═══ DATA LINES

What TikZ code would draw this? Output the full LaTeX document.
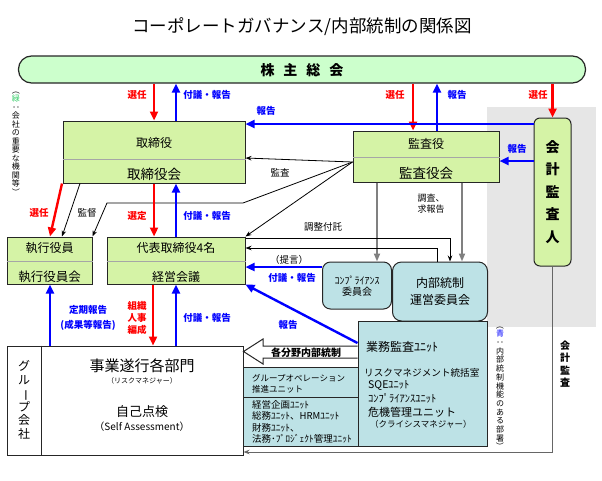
\documentclass[tikz,border=0pt]{standalone}
\usepackage{fontspec}
\setmainfont{Noto Sans CJK JP}
\usetikzlibrary{arrows.meta}

\definecolor{organgreen}{HTML}{D5F3A6}
\definecolor{meetinggreen}{HTML}{CCFFCC}
\definecolor{unitblue}{HTML}{BDE2E6}
\definecolor{bggray}{HTML}{E6E6E6}
\definecolor{reportblue}{HTML}{0000FF}
\definecolor{electred}{HTML}{FF0000}
\definecolor{notegreen}{HTML}{33CC66}

\newcommand{\vrot}[1]{\rotatebox[origin=c]{-90}{#1}}
\newcommand{\jpsize}[2]{\fontsize{#1}{#2}\selectfont}

\begin{document}
\begin{tikzpicture}[
    x=1pt, y=-1pt,
    organ/.style={draw=black!85, line width=1pt, fill=organgreen, inner sep=0pt},
    unitbox/.style={draw=black!85, line width=1pt, fill=unitblue, inner sep=0pt},
    divider/.style={draw=black!35, line width=0.6pt},
    txt/.style={inner sep=0pt},
    redarrow/.style={draw=electred, line width=2.4pt, -{Triangle[length=9pt,width=8pt]}},
    bluearrow/.style={draw=reportblue, line width=2.4pt, -{Triangle[length=9pt,width=8pt]}},
    grayarrow/.style={draw=black!50, line width=1.8pt, -{Triangle[length=8pt,width=6pt]}},
    thinarrow/.style={draw=black, line width=0.8pt, -{Stealth[length=6pt,width=4.5pt]}},
    redlabel/.style={txt, text=electred, font=\jpsize{9.5}{12}\bfseries},
    bluelabel/.style={txt, text=reportblue, font=\jpsize{9.5}{15}\bfseries},
    blacklabel/.style={txt, font=\jpsize{9.5}{11}}
  ]
  \useasboundingbox (0,0) rectangle (602,480);

  % background of the outside auditor
  \fill[bggray] (487,107) rectangle (596,327);

  \node[txt, font=\jpsize{17.5}{17.5}] (title) at (302,27) {コーポレートガバナンス/内部統制の関係図};

  % organs
  \node[organ, fill=meetinggreen, rounded corners=13pt, line width=1.2pt,
    minimum width=567pt, minimum height=27pt] (kabu) at (302,69.5) {};
  \node[txt, font=\jpsize{14}{14}\bfseries] (kabutext) at (302,70)
    {株\hspace{9pt}主\hspace{9pt}総\hspace{9pt}会};

  \node[organ, minimum width=182pt, minimum height=62pt] (tori) at (154,152) {};
  \draw[divider] (tori.west |- 0,159) -- (tori.east |- 0,159);
  \node[txt, font=\jpsize{12}{12}] (toritop) at (154,143) {取締役};
  \node[txt, font=\jpsize{13.5}{13.5}] (toribot) at (154,174) {取締役会};

  \node[organ, minimum width=146pt, minimum height=51pt] (kansa) at (426,156.5) {};
  \draw[divider] (kansa.west |- 0,157) -- (kansa.east |- 0,157);
  \node[txt, font=\jpsize{12}{12}] (kansatop) at (426,144) {監査役};
  \node[txt, font=\jpsize{13.5}{13.5}] (kansabot) at (426,173) {監査役会};

  \node[organ, rounded corners=6pt, minimum width=37pt, minimum height=148pt] (kaikei) at (552.5,192) {};
  \node[txt, font=\jpsize{14}{22.5}\bfseries, align=center] (kaikeitext) at (552.5,192)
    {会\\計\\監\\査\\人};

  \node[organ, minimum width=85pt, minimum height=47pt] (shikko) at (49.5,260.5) {};
  \draw[divider] (shikko.west |- 0,261) -- (shikko.east |- 0,261);
  \node[txt, font=\jpsize{12}{12}] (shikkotop) at (49.5,248) {執行役員};
  \node[txt, font=\jpsize{12.5}{12.5}] (shikkobot) at (49.5,277) {執行役員会};

  \node[organ, minimum width=138pt, minimum height=47pt] (daihyo) at (176,260.5) {};
  \draw[divider] (daihyo.west |- 0,261) -- (daihyo.east |- 0,261);
  \node[txt, font=\jpsize{12}{12}] (daihyotop) at (176,248) {代表取締役4名};
  \node[txt, font=\jpsize{12}{12}] (daihyobot) at (176,277) {経営会議};

  % committees and units
  \node[unitbox, rounded corners=8pt, minimum width=69pt, minimum height=47pt] (comp) at (357,285.5) {};
  \node[txt, font=\jpsize{10}{11}, align=center] (comptext) at (357,286.5) {ｺﾝﾌﾟﾗｲｱﾝｽ\\委員会};

  \node[unitbox, rounded corners=9pt, minimum width=95pt, minimum height=59pt] (naibu) at (440,291.5) {};
  \node[txt, font=\jpsize{12}{17}, align=center] (naibutext) at (440,291.5) {内部統制\\運営委員会};

  \node[unitbox, minimum width=129pt, minimum height=125pt] (gyomu) at (422.5,383.5) {};
  \node[txt, anchor=west, font=\jpsize{12}{12}] (gyomu1) at (366,347) {業務監査ﾕﾆｯﾄ};
  \node[txt, anchor=west, font=\jpsize{9.6}{9.6}] (gyomu2) at (364,373) {リスクマネジメント統括室};
  \node[txt, anchor=west, font=\jpsize{10.5}{10.5}] (gyomu3) at (368,385.5) {SQEﾕﾆｯﾄ};
  \node[txt, anchor=west, font=\jpsize{10.5}{10.5}] (gyomu4) at (368,398.5) {ｺﾝﾌﾟﾗｲｱﾝｽﾕﾆｯﾄ};
  \node[txt, anchor=west, font=\jpsize{11}{11}] (gyomu5) at (368,412) {危機管理ユニット};
  \node[txt, anchor=west, font=\jpsize{8.5}{8.5}] (gyomu6) at (370,424.5) {（クライシスマネジャー）};

  \node[unitbox, minimum width=115pt, minimum height=30pt] (groupop) at (300.5,382) {};
  \node[txt, anchor=west, font=\jpsize{8.5}{11}, align=left] (groupoptext) at (252,383.5)
    {グループオペレーション\\推進ユニット};

  \node[unitbox, minimum width=115pt, minimum height=49pt] (keiei) at (300.5,421.5) {};
  \node[txt, anchor=west, font=\jpsize{9.5}{11.3}, align=left] (keieitext) at (252,422)
    {経営企画ﾕﾆｯﾄ\\総務ﾕﾆｯﾄ、HRMﾕﾆｯﾄ\\財務ﾕﾆｯﾄ、\\法務･ﾌﾟﾛｼﾞｪｸﾄ管理ﾕﾆｯﾄ};

  % group companies
  \node[draw=black!85, line width=1pt, fill=white, minimum width=236pt, minimum height=109pt,
    inner sep=0pt] (group) at (125,400.5) {};
  \draw[black!85, line width=1pt] (group.north -| 41,0) -- (group.south -| 41,0);
  \node[txt, font=\jpsize{12}{13.5}, align=center] (grouptext) at (24,400)
    {グ\\ル\\\vrot{ー}\\プ\\会\\社};
  \node[txt, font=\jpsize{15}{15}] (bu1) at (142,366) {事業遂行各部門};
  \node[txt, font=\jpsize{7}{7}] (bu2) at (142,381) {（リスクマネジャー）};
  \node[txt, font=\jpsize{13}{13}] (bu3) at (142,412) {自己点検};
  \node[txt, font=\jpsize{10}{10}] (bu4) at (142,427) {（Self Assessment）};

  % internal control arrow
  \draw[draw=black!85, line width=1pt, fill=white] (gyomu.west |- 0,346) -- (263,346) -- (263,339)
    -- (group.east |- 0,351.5) -- (263,364) -- (263,358) -- (gyomu.west |- 0,358);
  \node[txt, font=\jpsize{10}{10}\bfseries] (kakubunya) at (306,352.5) {各分野内部統制};

  % notes
  \node[txt, font=\jpsize{8}{8.5}, align=center] (greennote) at (16,141)
    {\vrot{（}\\\textcolor{notegreen}{緑}\\\vrot{：}\\会\\社\\の\\重\\要\\な\\機\\関\\等\\\vrot{）}};
  \node[txt, font=\jpsize{8}{8.7}, align=center] (bluenote) at (500,386)
    {\vrot{（}\\\textcolor{reportblue}{青}\\\vrot{：}\\内\\部\\統\\制\\機\\能\\の\\あ\\る\\部\\署\\\vrot{）}};

  % shareholders meeting
  \draw[redarrow] (kabu.south -| 154,0) -- (tori.north -| 154,0);
  \draw[bluearrow] (tori.north -| 176,0) -- (kabu.south -| 176,0);
  \draw[redarrow] (kabu.south -| 413,0) -- (kansa.north -| 413,0);
  \draw[bluearrow] (kansa.north -| 437,0) -- (kabu.south -| 437,0);
  \draw[redarrow] (kabu.south -| kaikei.north) -- (kaikei.north);
  \node[redlabel] (l1) at (137,95) {選任};
  \node[bluelabel] (l2) at (207,95) {付議・報告};
  \node[redlabel] (l3) at (395,95) {選任};
  \node[bluelabel] (l4) at (457,95) {報告};
  \node[redlabel] (l5) at (538,95) {選任};

  % outside auditor
  \draw[bluearrow] (kaikei.west |- 0,124) -- (tori.east |- 0,124);
  \node[bluelabel] (l6) at (266,111) {報告};
  \draw[bluearrow] (kaikei.west |- 0,161) -- (kansa.east |- 0,161);
  \node[bluelabel] (l7) at (517,149) {報告};
  \draw[draw=black!60, line width=0.8pt, -{Stealth[length=6pt,width=4.5pt]}]
    (kaikei.south) -- (kaikei.south |- 0,452) -- (group.east |- 0,452);
  \node[txt, font=\jpsize{10}{12.5}\bfseries, align=center] (l8) at (565,364) {会\\計\\監\\査};

  % audit
  \coordinate (audit) at (kansa.west |- 0,162);
  \draw[thinarrow] (audit) -- (tori.east |- 0,158);
  \draw[thinarrow] (audit) -- (243,203) -- (107,203) -- (shikko.north east);
  \draw[thinarrow] (audit) -- (daihyo.north east);
  \node[blacklabel] (l9) at (280,173) {監査};
  \draw[grayarrow] (kansa.south -| 377,0) -- (comp.north -| 377,0);
  \draw[grayarrow] (kansa.south -| 462,0) -- (naibu.north -| 462,0);
  \node[txt, font=\jpsize{9}{11}, align=left] (l10) at (431,204) {調査、\\求報告};

  % board
  \draw[redarrow] (tori.south -| 62,0) -- (shikko.north -| 50,0);
  \draw[thinarrow] (tori.south -| 80,0) -- (shikko.north -| 62,0);
  \node[redlabel] (l11) at (39,213) {選任};
  \node[blacklabel] (l12) at (87,213) {監督};
  \draw[redarrow] (tori.south -| 154,0) -- (daihyo.north -| 154,0);
  \draw[bluearrow] (daihyo.north -| 176,0) -- (tori.south -| 176,0);
  \node[redlabel] (l13) at (137,216) {選定};
  \node[bluelabel] (l14) at (207,216) {付議・報告};

  % management meeting
  \draw[thinarrow] (daihyo.east |- 0,238) -- (450,238) -- (naibu.north -| 450,0);
  \node[blacklabel] (l15) at (323,227) {調整付託};
  \draw[thinarrow] (naibu.north -| 437,0) -- (437,248) -- (daihyo.east |- 0,248);
  \node[blacklabel] (l16) at (289,260) {（提言）};
  \draw[bluearrow] (comp.west |- 0,267) -- (daihyo.east |- 0,267);
  \node[bluelabel] (l17) at (292,278) {付議・報告};
  \draw[bluearrow] (gyomu.west |- 0,343) -- (daihyo.south east);
  \node[bluelabel] (l18) at (288,325) {報告};

  % business units
  \draw[bluearrow] (group.north -| 50,0) -- (shikko.south -| 50,0);
  \node[bluelabel, align=center] (l19) at (88,317.5) {定期報告\\(成果等報告)};
  \draw[redarrow] (daihyo.south -| 153,0) -- (group.north -| 153,0);
  \node[redlabel, align=center] (l20) at (137,318) {組織\\人事\\編成};
  \draw[bluearrow] (group.north -| 176,0) -- (daihyo.south -| 176,0);
  \node[bluelabel] (l21) at (207,318) {付議・報告};

\end{tikzpicture}
\end{document}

══════

AIM >>
Repeat exactly and only the lines from the start of the data above through the line that holds "(0,0) rectangle (602,480);", inclusive. Pictures do not belong in the copy.

THE RESULT >>
What TikZ code would draw this? Output the full LaTeX document.
\documentclass[tikz,border=0pt]{standalone}
\usepackage{fontspec}
\setmainfont{Noto Sans CJK JP}
\usetikzlibrary{arrows.meta}

\definecolor{organgreen}{HTML}{D5F3A6}
\definecolor{meetinggreen}{HTML}{CCFFCC}
\definecolor{unitblue}{HTML}{BDE2E6}
\definecolor{bggray}{HTML}{E6E6E6}
\definecolor{reportblue}{HTML}{0000FF}
\definecolor{electred}{HTML}{FF0000}
\definecolor{notegreen}{HTML}{33CC66}

\newcommand{\vrot}[1]{\rotatebox[origin=c]{-90}{#1}}
\newcommand{\jpsize}[2]{\fontsize{#1}{#2}\selectfont}

\begin{document}
\begin{tikzpicture}[
    x=1pt, y=-1pt,
    organ/.style={draw=black!85, line width=1pt, fill=organgreen, inner sep=0pt},
    unitbox/.style={draw=black!85, line width=1pt, fill=unitblue, inner sep=0pt},
    divider/.style={draw=black!35, line width=0.6pt},
    txt/.style={inner sep=0pt},
    redarrow/.style={draw=electred, line width=2.4pt, -{Triangle[length=9pt,width=8pt]}},
    bluearrow/.style={draw=reportblue, line width=2.4pt, -{Triangle[length=9pt,width=8pt]}},
    grayarrow/.style={draw=black!50, line width=1.8pt, -{Triangle[length=8pt,width=6pt]}},
    thinarrow/.style={draw=black, line width=0.8pt, -{Stealth[length=6pt,width=4.5pt]}},
    redlabel/.style={txt, text=electred, font=\jpsize{9.5}{12}\bfseries},
    bluelabel/.style={txt, text=reportblue, font=\jpsize{9.5}{15}\bfseries},
    blacklabel/.style={txt, font=\jpsize{9.5}{11}}
  ]
  \useasboundingbox (0,0) rectangle (602,480);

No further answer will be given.